Teori Pers Soviet Komunis
Dalam teori Soviet, kekuasaan itu bersifat sosial, berada di orang-orang, sembunyi di lembaga-lembaga sosial dan dipancarkan dalam tindakan-tindakan masyarakat. Kekuasaan itu mencapai puncaknya (a) jika digabungkan dengan semberdaya alam dan kemudahan produksi dan distribusi , dan (b) jika ia diorganisir dan diarahkan.

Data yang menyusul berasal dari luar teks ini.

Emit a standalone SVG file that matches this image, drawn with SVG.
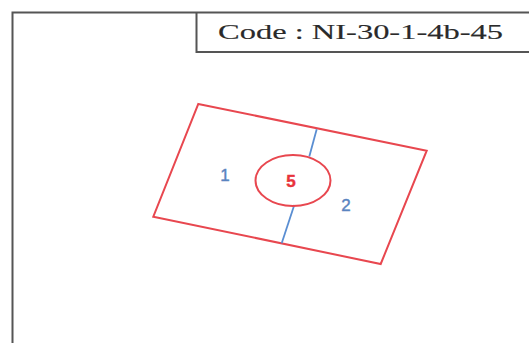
<svg xmlns="http://www.w3.org/2000/svg" width="529" height="343" viewBox="0 0 529 343">
<style>
.frame{fill:none;stroke:#555;stroke-width:2}
.red{fill:none;stroke:#e8474f;stroke-width:2}
.blue{stroke:#5a8ed2;stroke-width:1.8;fill:none}
.lbl{font-family:"Liberation Sans",Arial,sans-serif;font-size:17px;fill:#5a84c0;text-anchor:middle;stroke:#5a84c0;stroke-width:0.4}
.code{font-family:"Liberation Serif","Times New Roman",serif;font-size:21px;fill:#2a2a2a;stroke:#2a2a2a;stroke-width:0.15}
</style>
<rect width="529" height="343" fill="#fff"/>
<g id="frame">
<path class="frame" d="M12.5 345 V12.5 H531"/>
<path class="frame" d="M196.5 12.5 V52 H531"/>
<text class="code" x="218" y="39" textLength="285" lengthAdjust="spacingAndGlyphs">Code : NI-30-1-4b-45</text>
</g>
<g id="plot">
<polygon class="red" points="198.3,104 426.7,150.7 380.7,264 153.3,216.7"/>
</g>
<g id="connectors">
<line class="blue" x1="316.7" y1="129.3" x2="309.3" y2="156.5"/>
<line class="blue" x1="294.3" y1="205" x2="281.7" y2="243.3"/>
</g>
<g id="node5">
<ellipse class="red" cx="293" cy="180.5" rx="37.5" ry="25.5"/>
<text class="lbl" x="291" y="187" style="fill:#e8333b;stroke:#e8333b;font-weight:bold">5</text>
</g>
<g id="label1"><text class="lbl" x="225" y="181">1</text></g>
<g id="label2"><text class="lbl" x="346" y="211">2</text></g>
</svg>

Partai Komunis memiliki kekuatan organisasi ini. partai tidak hanya menylipkan dirinya sendiri ke posisi pemimpin massa; dalam pengertian yang sesungguhnya, Partai menciptakan massa dengan mengorganisirnya dengan membentuk organ-organ akses dan kontrol yang merubah sebuah populasi tersebar menjadi sebuah sumber kekuatan yang termobilisir. Partai mengganggap dirinya sebagai suatu staf umum bagi masa pekerja. Menjadi doktrin dasar, mata dan telinga bagi massa.
Negara Soviet bergerak dengan program-program paksaan dan bujukan yang simultan dan terkoordinir. Pembujukan adalah tanggungjawabnya para agitator, propagandis dan media. Komunikasi massa digunakan secara instrumental, yaitu sebagai instrumen negara dan partai. Komunikasi massa secara erat terintegrasi dengan instrumen-instrumen lainnya dari kekuasaan negara dan pengaruh partai.
Komunikasi massa digunakan untuk instrumen persatuan di dalam negara dan di dalam partai. Komunikasi massa hampir secara ekslusif digunakan sebagai instrumen propaganda dan agitasi. Komunikasi massa ini punya ciri adanya tanggungjawab yang dipaksakan.